When I asked defenceman Brandon Carlo about the ripple effect of losing Grzelcyk in that 3-2 overtime loss, how that affected ice times and fatigue for the remaining five D-men, it stood out that Carlo instead chose to speak about how Grzelcyk’s contagious positivity was missed on the bench.
That was no category for that on the Game 2 box score. I double-checked.
Charlie McAvoy is one of several Bruins who have spoken with Grzelcyk at least a couple times since the head injury.
“He was in our prayers,” McAvoy said. “We weren’t sure how he was feeling. In talking to him a little bit, he’s in good spirits, and we’re looking for him to rejoin us as soon as possible.”
Grzelcyk’s replacement for Saturday’s Game 3, fellow lefty John Moore, sounded determined, if reluctant, to be entering the Final.
“I really hoped that Grizz was still here and that I wasn’t even talking to you guys. It’s terrible to see a teammate go down like that. We can certainly draw inspiration from that. He’s such a tough guy. He’s been getting the job done all year. For sure, it lights a fire under us,” Moore said, following Friday practice at Enterprise Center.
“Hockey aside, those are scary injuries, and I’m hoping for Grizz and praying for him he gets healthy and he’s back sooner rather than later.”
One man’s absence is another’s opportunity — a hockey theme since they started whacking hard pucks with hard sticks on a hard surface — is quickly becoming a thread in a young series.
St. Louis defenceman Vince Dunn and forward Robert Thomas are striving to be ready for the first Blues-hosted Cup Final game in 49 years. Banished fourth-line centre Sundqvist will likely be replaced by Zach Sanford, with Ivan Barbashev sliding to the middle.
All-stars Vladimir Tarasenko and Bergeron each missed their respective practices Friday due to maintenance but will dress Saturday and push through whatever ails them.
To the credit of both teams, neither wasted breath Friday complaining about Sundqvist’s hit nor the length of the suspension doled out by the department of player safety.
Flip the page. Press on. Live in the now.
And, if you’re the next man up under the command of Craig Berube, continue to smash and grind.
“Just go about business as usual,” the Blues coach said. “We’ve got to play physical.

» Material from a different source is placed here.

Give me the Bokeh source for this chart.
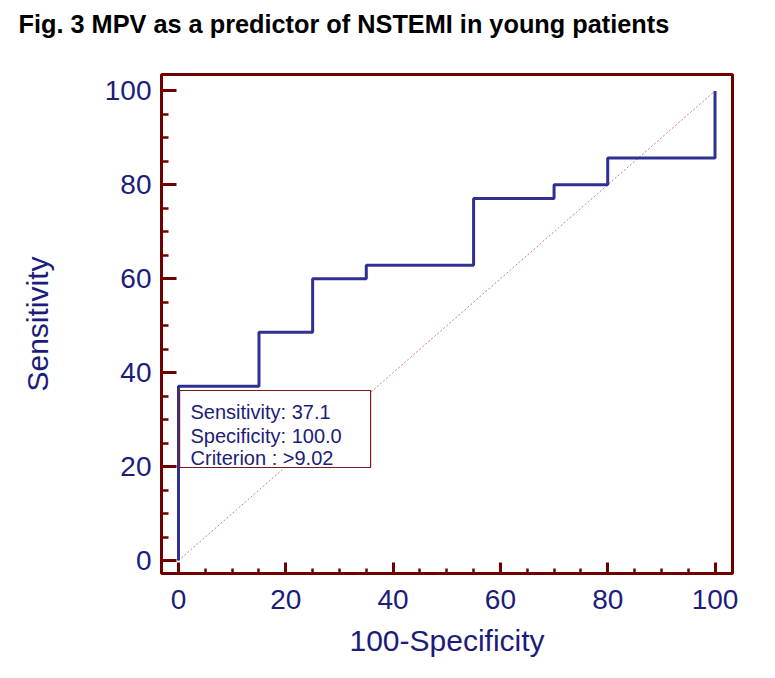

We’re going to play physical.”
Moore, 28, is in no mood to reminisce over his first trip the Cup Final, when he was closer to Grzelcyk’s age. He says he’s matured since that 2014 run with the Rangers. He understands selfishness has no place here.
“It’s not about me. It’s about the team. It’s about me doing my job to help the team collectively achieve their goal, so that’s my focus. When this is all said and done, hopefully you can reflect on it on an individual level. But right now, it’s about the group,” Moore said.
“We’re playing for the ultimate prize. Nothing to hold back for.”